Le report interminable du RER lui a servi de déclic: « Je me suis dit: ‘c’est fou, nous ne disposons pas des informations nécessaires pour apprécier le travail de nos mandataires’. En y réfléchissant plus longuement, j’ai réalisé que la première étape était avant tout d’élire nos mandataires sur base d’un programme concret. Et c’est ensuite sur base de ce programme, qu’on peut en apprécier sa réalisation. »
Aujourd’hui, ils sont dix à collaborer bénévolement au quotidien pour MYOC. Tous viennent de terminer leur études ou les achèvent. Tous savent que l’échéance approche. Il faut que tout soit prêt d’ici les élections communales d’octobre prochain.
Make Your Own Choice, c’est un site web, une plateforme. Il permettra aux citoyens de comparer le programme d’un candidat par rapport à un autre. De voter en connaissance de cause. De partager ses idées ou d’en faire ressortir le meilleur.
Une question subsiste et elle est de taille: comment comptent-ils s’y prendre? Nos 10 jeunes se sont lancé un défi énorme: ils veulent convaincre un maximum de candidats à s’inscrire sur la plateforme. De cette manière, le citoyen, après s’être aussi inscrit, n’aura qu’à entrer son code postal pour découvrir les différentes listes de sa commune. De là, il pourra comparer les candidats. Chacun d’entre eux devra d’ailleurs établir cinq mesures concrètes pour sa commune. Le citoyen aura aussi la possibilité de comparer les programmes du parti ou, s’il n’a vraiment pas d’idée, il pourra faire ses recherches par thématiques (mesures sociales, économiques, écologiques, mobilité…).
Un énorme défi
Il s’agit d’un défi énorme, car en 2012, pas moins de 60.000 candidats s’étaient présentés aux élections. Ça fait beaucoup de monde. D’autant que Cédric et son équipe veulent aussi mettre en place des outils plus ludiques comme de brèves vidéos de présentation. Mais notre interlocuteur en est conscient. Tout a été réfléchi: « Nous tablons dans un premier temps sur 15% d’inscrits. Si on se réfère aux 60.000 candidats de 2012, ça fait quand même 9.000 personnes. »

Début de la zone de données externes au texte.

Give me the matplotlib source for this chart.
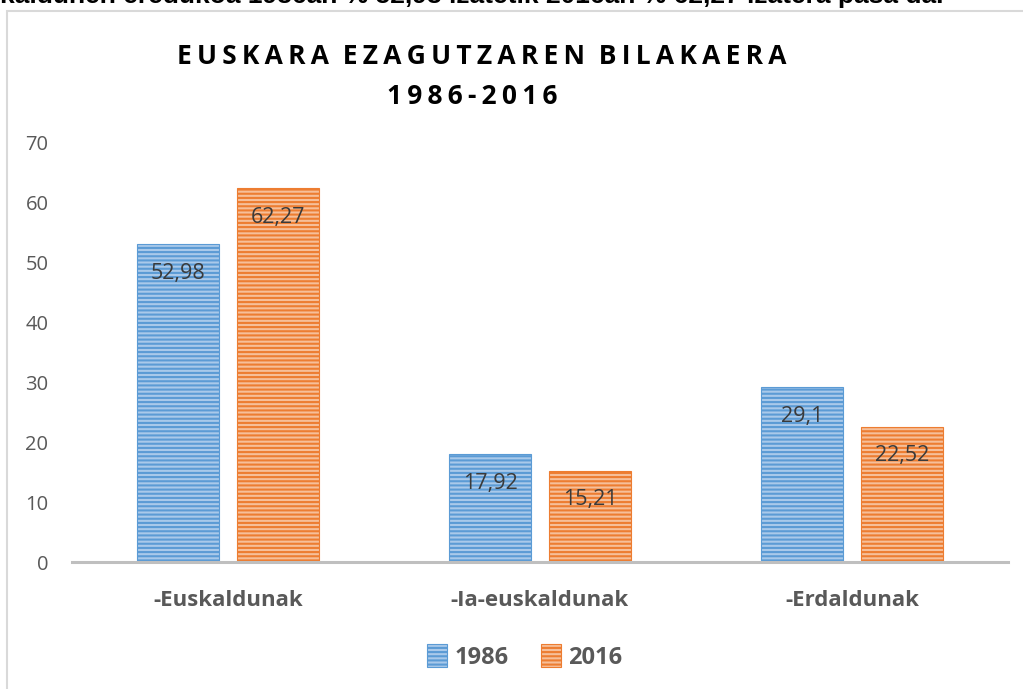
"""Euskara ezagutzaren bilakaera 1986-2016, bar chart."""

import matplotlib.pyplot as plt
import numpy as np
from matplotlib.patches import Rectangle

categories = ["-Euskaldunak", "-Ia-euskaldunak", "-Erdaldunak"]
years = ["1986", "2016"]
values_1986 = [52.98, 17.92, 29.1]
values_2016 = [62.27, 15.21, 22.52]
yticks = [0, 10, 20, 30, 40, 50, 60, 70]

title_lines = ["EUSKARA EZAGUTZAREN BILAKAERA", "1986-2016"]
top_text = "kaldunen eredukoa 1986an % 52,98 izatetik 2016an % 62,27 izatera pasa da."

face_colors = ["#a9c9ea", "#f6bf99"]
hatch_colors = ["#5b9bd5", "#ed7d31"]
text_gray = "#595959"


def spaced(text: str) -> str:
    """Imitate the wide letter spacing of the original title."""
    return "\u2009".join(text).replace("\u2009 \u2009", "  ")


def fmt(value: float) -> str:
    return f"{value:g}".replace(".", ",")


plt.rcParams["font.family"] = ["Open Sans", "DejaVu Sans"]
plt.rcParams["hatch.linewidth"] = 1.5

fig = plt.figure(figsize=(10.23, 6.89), dpi=100)
ax = fig.add_axes([0.0704, 0.1843, 0.9149, 0.6096])

# outer frame of the embedded chart
fig.patches.append(
    Rectangle((7 / 1023, -0.2), 1.2, 1.2 - 11 / 689,
              transform=fig.transFigure, fill=False,
              edgecolor="#d9d9d9", linewidth=1.5, zorder=0)
)

x = np.arange(len(categories))
width = 0.262
offset = 0.16
for i, (vals, label) in enumerate(zip([values_1986, values_2016], years)):
    pos = x + (offset if i else -offset)
    bars = ax.bar(pos, vals, width, color=face_colors[i], edgecolor=hatch_colors[i],
                  hatch="----", linewidth=0.8, label=label, zorder=2)
    for bar, v in zip(bars, vals):
        ax.annotate(fmt(v), (bar.get_x() + bar.get_width() / 2, v),
                    xytext=(0, -29), textcoords="offset pixels",
                    ha="center", va="center", fontsize=15.5, color="#3a3a3a", zorder=3)

ax.set_xlim(-0.5, 2.5)
ax.set_ylim(0, 70)
ax.set_yticks(yticks)
ax.set_xticks(x)
ax.set_xticklabels(categories, fontsize=16, fontweight="bold", color=text_gray)
ax.tick_params(axis="y", length=0, labelsize=14.5, labelcolor=text_gray, pad=17)
ax.tick_params(axis="x", length=0, pad=20)
for side in ["top", "right", "left"]:
    ax.spines[side].set_visible(False)
ax.spines["bottom"].set_color("#bfbfbf")
ax.spines["bottom"].set_linewidth(2.2)
ax.spines["bottom"].set_zorder(4)

fig.text(0.471, 1 - 57 / 689, spaced(title_lines[0]),
         ha="center", va="center", fontsize=19, fontweight="bold", color="black")
fig.text(0.462, 1 - 97 / 689, spaced(title_lines[1]),
         ha="center", va="center", fontsize=19, fontweight="bold", color="black")

fig.text(0.0, 1 - 3 / 689, top_text, ha="left", va="baseline",
         fontsize=19, fontweight="bold", color="black", family="Liberation Sans")

leg = fig.legend(loc="center", bbox_to_anchor=(0.513, 1 - 657 / 689), ncol=2,
                 frameon=False, handlelength=0.85, handleheight=1.1,
                 handletextpad=0.3, columnspacing=1.4,
                 prop={"size": 17, "weight": "bold"})
for t in leg.get_texts():
    t.set_color(text_gray)

fig.savefig("out.png", dpi=100)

9.000 candidats à aller chercher, à convaincre qu’il s’agit d’une démarche d’intérêt public. Un service de communication qui coûtera d’ailleurs à chaque candidat la somme de 7,5 euros: « Nous voulions instaurer une certaine viabilité dans ce projet. Si nous voulons porter Make Your Own Choice sur le long terme, nous n’avons pas le choix. Tant d’initiatives ont coulé, car par assez soutenables financièrement ». Même si MYOC compte rester une asbl: « Le but est de réinvestir cet argent dans le projet, en aucun cas ces 7,5 euros ne permettront de payer dix équivalents temps plein. »

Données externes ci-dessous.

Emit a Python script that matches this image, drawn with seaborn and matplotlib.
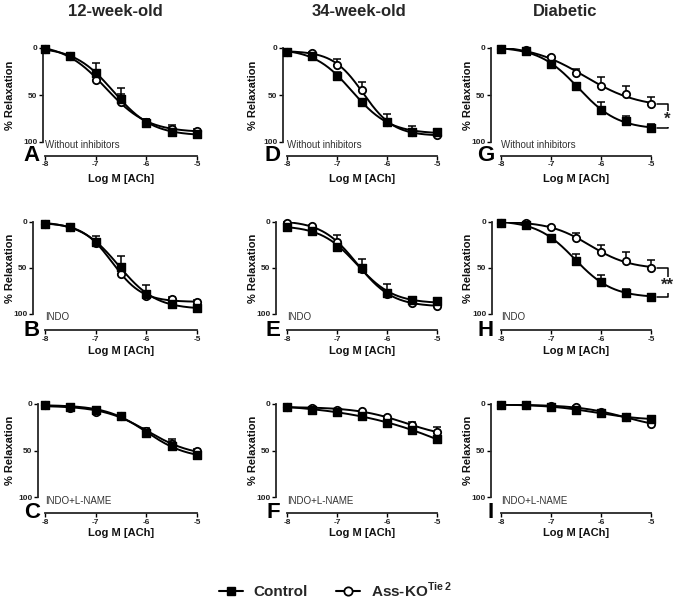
import numpy as np
import pandas as pd
import matplotlib
matplotlib.use("Agg")
import matplotlib.pyplot as plt
from matplotlib.lines import Line2D
import seaborn as sns

# ---------------- data ----------------
log_ach = [-8, -7.5, -7, -6.5, -6, -5.5, -5]
x_ticks = [-8, -7, -6, -5]
x_tick_labels = ["-8", "-7", "-6", "-5"]
y_ticks = [0, 50, 100]
y_tick_labels = ["0", "50", "100"]

col_titles = ["12-week-old", "34-week-old", "Diabetic"]
row_notes = ["Without inhibitors", "INDO", "INDO+L-NAME"]
panel_letters = [["A", "D", "G"], ["B", "E", "H"], ["C", "F", "I"]]

# control mean / error ; Ass-KO mean / error   (per panel)
A_ctrl = [1, 9, 27, 54, 80, 89, 91];  A_ctrl_err = [1, 2, 11, 11, 5, 5, 3]
A_ko   = [1, 8, 34, 57, 79, 86, 88];  A_ko_err   = [1, 2, 3, 8, 3, 4, 2]
D_ctrl = [4, 9, 30, 57, 79, 89, 89];  D_ctrl_err = [1, 2, 4, 3, 4, 3, 2]
D_ko   = [4, 5, 18, 45, 79, 89, 93];  D_ko_err   = [1, 1, 6, 9, 9, 6, 4]
G_ctrl = [1, 3, 17, 40, 66, 78, 85];  G_ctrl_err = [1, 1, 2, 3, 9, 6, 4]
G_ko   = [1, 2, 10, 27, 40, 49, 60];  G_ko_err   = [1, 1, 2, 5, 9, 9, 8]
B_ctrl = [2, 5, 22, 49, 78, 89, 94];  B_ctrl_err = [1, 1, 7, 12, 9, 5, 2]
B_ko   = [2, 5, 23, 56, 80, 84, 87];  B_ko_err   = [1, 1, 2, 3, 3, 3, 2]
E_ctrl = [5, 10, 27, 50, 77, 85, 86]; E_ctrl_err = [1, 2, 3, 10, 10, 3, 3]
E_ko   = [1, 4, 22, 51, 78, 88, 91];  E_ko_err   = [1, 1, 8, 3, 3, 2, 2]
H_ctrl = [1, 3, 17, 42, 65, 77, 81];  H_ctrl_err = [1, 1, 3, 7, 7, 4, 3]
H_ko   = [1, 1, 5, 17, 33, 42, 50];   H_ko_err   = [1, 1, 1, 5, 8, 9, 9]
C_ctrl = [1, 3, 6, 13, 31, 45, 55];   C_ctrl_err = [1, 1, 1, 1, 5, 7, 6]
C_ko   = [1, 4, 9, 13, 29, 43, 51];   C_ko_err   = [1, 1, 1, 1, 2, 3, 3]
F_ctrl = [3, 6, 9, 13, 20, 28, 38];   F_ctrl_err = [1, 1, 1, 1, 1, 5, 2]
F_ko   = [3, 4, 6, 8, 14, 23, 30];    F_ko_err   = [1, 1, 1, 1, 1, 4, 5]
I_ctrl = [1, 1, 3, 6, 10, 14, 16];    I_ctrl_err = [1, 1, 1, 1, 1, 2, 3]
I_ko   = [1, 1, 2, 3, 9, 14, 21];     I_ko_err   = [1, 1, 1, 1, 1, 1, 1]

panels = {
    "A": (A_ctrl, A_ctrl_err, A_ko, A_ko_err),
    "B": (B_ctrl, B_ctrl_err, B_ko, B_ko_err),
    "C": (C_ctrl, C_ctrl_err, C_ko, C_ko_err),
    "D": (D_ctrl, D_ctrl_err, D_ko, D_ko_err),
    "E": (E_ctrl, E_ctrl_err, E_ko, E_ko_err),
    "F": (F_ctrl, F_ctrl_err, F_ko, F_ko_err),
    "G": (G_ctrl, G_ctrl_err, G_ko, G_ko_err),
    "H": (H_ctrl, H_ctrl_err, H_ko, H_ko_err),
    "I": (I_ctrl, I_ctrl_err, I_ko, I_ko_err),
}
# significance marks per panel
significance = {"G": "*", "H": "**"}

legend_labels = ["Control", r"Ass-KO$^{\mathbf{Tie\,2}}$"]

# ---------------- style ----------------
sns.set_theme(style="ticks")
plt.rcParams["font.family"] = ["Liberation Sans", "DejaVu Sans"]
plt.rcParams["mathtext.fontset"] = "custom"
plt.rcParams["mathtext.rm"] = "Liberation Sans"
plt.rcParams["mathtext.bf"] = "Liberation Sans:bold"
plt.rcParams["axes.linewidth"] = 1.3

W, H = 678, 601
fig = plt.figure(figsize=(W / 100, H / 100), dpi=100)


def fit_curve(x, y):
    """4-parameter logistic fit (grid over EC50 / slope, linear LS for bottom/top)."""
    x = np.asarray(x, float)
    y = np.asarray(y, float)
    cs = np.linspace(-9.5, -3.5, 241)[:, None, None]
    hs = np.linspace(0.3, 3.0, 109)[None, :, None]
    s = 1.0 / (1.0 + 10 ** ((cs - x[None, None, :]) * hs))
    sm = s.mean(-1, keepdims=True)
    ym = y.mean()
    var = ((s - sm) ** 2).sum(-1)
    cov = ((s - sm) * (y - ym)).sum(-1)
    b = cov / np.maximum(var, 1e-12)
    a = ym - b * sm[..., 0]
    pred = a[..., None] + b[..., None] * s
    err = ((pred - y) ** 2).sum(-1)
    i, j = np.unravel_index(np.argmin(err), err.shape)
    c, h = cs[i, 0, 0], hs[0, j, 0]
    xs = np.linspace(-8, -5, 200)
    ys = a[i, j] + b[i, j] / (1.0 + 10 ** ((c - xs) * h))
    return xs, ys


cols_left = [45, 287, 501]
cols_w = [152, 150, 150]
rows_top = [48, 222, 404]
rows_h = [94, 92, 93]
rows_bottom_off = [13.5, 16, 16]
xlabel_y = [179, 351, 533]
ylabel_x = [10, 253, 468]
letter_right = [40, 280, 494]
title_x = [115, 359, 565]
left_off = {"A": 2, "B": 12, "C": 7, "D": 4, "E": 11, "F": 11, "G": 10, "H": 9, "I": 10}

for r in range(3):
    for c in range(3):
        L = panel_letters[r][c]
        ctrl, ctrl_err, ko, ko_err = panels[L]
        lp, tp, wp, hp = cols_left[c], rows_top[r], cols_w[c], rows_h[r]
        ax = fig.add_axes([lp / W, 1 - (tp + hp) / H, wp / W, hp / H])
        ax.set_facecolor("none")
        ax.set_xlim(-8, -5)
        ax.set_ylim(100, 0)

        # fitted curves
        for vals in (ctrl, ko):
            xs, ys = fit_curve(log_ach, vals)
            sns.lineplot(x=xs, y=ys, ax=ax, color="black", lw=1.4, zorder=2,
                         sort=False, estimator=None)
        # one-sided error bars (drawn toward smaller relaxation)
        ax.errorbar(log_ach, ctrl, yerr=[ctrl_err, [0] * len(ctrl)], fmt="none",
                    ecolor="black", elinewidth=1.1, capsize=3.2, capthick=1.1,
                    zorder=2, clip_on=False)
        ax.errorbar(log_ach, ko, yerr=[ko_err, [0] * len(ko)], fmt="none",
                    ecolor="black", elinewidth=1.1, capsize=3.2, capthick=1.1,
                    zorder=2, clip_on=False)
        sns.scatterplot(x=log_ach, y=ko, ax=ax, marker="o", s=28, color="white",
                        edgecolor="black", linewidth=1.3, zorder=4, clip_on=False)
        sns.scatterplot(x=log_ach, y=ctrl, ax=ax, marker="s", s=28, color="black",
                        edgecolor="black", linewidth=1.0, zorder=5, clip_on=False)

        sns.despine(ax=ax)
        ax.spines["left"].set_position(("outward", left_off[L] * 0.72))
        ax.spines["bottom"].set_position(("outward", rows_bottom_off[r] * 0.72))
        ax.spines["left"].set_bounds(0, 100)
        ax.spines["bottom"].set_bounds(-8, -5)
        ax.set_xticks(x_ticks)
        ax.set_xticklabels(x_tick_labels)
        ax.set_yticks(y_ticks)
        ax.set_yticklabels(y_tick_labels)
        ax.tick_params(axis="both", length=2.8, width=1.0, pad=1.2,
                       labelsize=6, colors="black")
        for t in ax.get_xticklabels() + ax.get_yticklabels():
            t.set_fontweight("bold")
            t.set_color("#222222")

        ax.set_xlabel("Log M [ACh]", fontsize=8, fontweight="bold", color="#111111")
        ax.xaxis.label.set_va("center")
        ax.xaxis.set_label_coords(0.5, -(xlabel_y[r] - (tp + hp)) / hp)
        ax.set_ylabel("% Relaxation", fontsize=8, fontweight="bold", color="#111111")
        ax.yaxis.label.set_va("center")
        ax.yaxis.set_label_coords((ylabel_x[c] - lp) / wp, 0.5)

        # note text
        ax.annotate(row_notes[r], xy=(-8, 100), xytext=(0, -6.5),
                    textcoords="offset pixels", fontsize=7, color="#333333",
                    ha="left", va="baseline", annotation_clip=False)

        # panel letter
        spine_y = tp + hp + rows_bottom_off[r]
        fig.text(letter_right[c] / W, 1 - spine_y / H, L, fontsize=16,
                 fontweight="bold", ha="right", va="center", color="black")

        # significance bracket
        if L in significance:
            y1, y2 = ko[-1], ctrl[-1]
            xb0, xb1 = -4.88, -4.67
            ax.plot([xb0, xb1, xb1, xb0], [y1, y1, y2, y2], color="black",
                    lw=1.1, clip_on=False, zorder=3)
            ax.text(xb1, (y1 + y2) / 2 + 3, significance[L], fontsize=12,
                    fontweight="bold", ha="center", va="center", color="#222222",
                    bbox=dict(boxstyle="square,pad=0.05", fc="white", ec="none"),
                    zorder=4, clip_on=False)

        if r == 0:
            fig.text(title_x[c] / W, 1 - 11 / H, col_titles[c], fontsize=12,
                     fontweight="bold", ha="center", va="center")

handles = [
    Line2D([], [], color="black", lw=1.5, marker="s", markersize=6,
           markerfacecolor="black", markeredgecolor="black"),
    Line2D([], [], color="black", lw=1.5, marker="o", markersize=6,
           markerfacecolor="white", markeredgecolor="black", markeredgewidth=1.3),
]
fig.legend(handles, legend_labels, loc="center", bbox_to_anchor=(335 / W, 1 - 590 / H),
           ncol=2, frameon=False, handlelength=1.6, handletextpad=0.7,
           columnspacing=1.8, prop={"weight": "bold", "size": 11})

fig.savefig("out.png", dpi=100)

La plateforme prévoit aussi de l’interaction. Chaque membre pourra liker et partager du contenu. Il sera même possible de poster des propositions pour ta commune. Bref, un outil ludique, moderne, comparatif et informatif: chaque page de chaque candidat renverra à une courte biographie et aux différents réseaux sociaux.
28 avril
L’objectif est de rendre le site opérationnel pour le 28 avril. Et un maximum de candidats devront être inscrits d’ici le mois de septembre: « Inutile d’embêter le citoyen plus tôt, nous travaillons en coulisses pour que tout soit prêt un mois avant les élections ». Mais des difficultés subsistent. On s’en est bien rendu compte lors de l’assemblée générale de cette initiative citoyenne qui est financée au départ par du crowdfunding: modération, pluralisme, micropartis, listes multiples… autant de débats que de difficultés techniques: nos jeunes citoyens se sont attaqués à du costaud avec les élections communales.
Mais Cédric et son équipe restent plus motivés que jamais. Ils veulent permettre aux jeunes de voter en connaissance de cause. Pour eux, il y a un déficit d’information sur le sujet: « Si tu veux une information complète sur les élections communales, prépare-toi à collectionner les tracts en Belgique ». Il est vrai qu’aucune documentation ne permet d’avoir un regard global sur sa commune. « On est bien loin de la Suisse qui propose des prospectus pour comparer une liste aux autres ».
À cela s’ajoute le manque d’incitant. L’absence de cours de citoyenneté reste un problème dans l’enseignement secondaire en Belgique. Un cours qui pourrait expliquer simplement comment fonctionne une élection ou par exemple montrer l’importance du vote.
Bref, un défi gigantesque pour un enjeu qui l’est tout autant. On souhaite en tout cas bon vent à cette initiative citoyenne, en espérant que les politiques jouent le jeu. C’est aussi dans leur intérêt.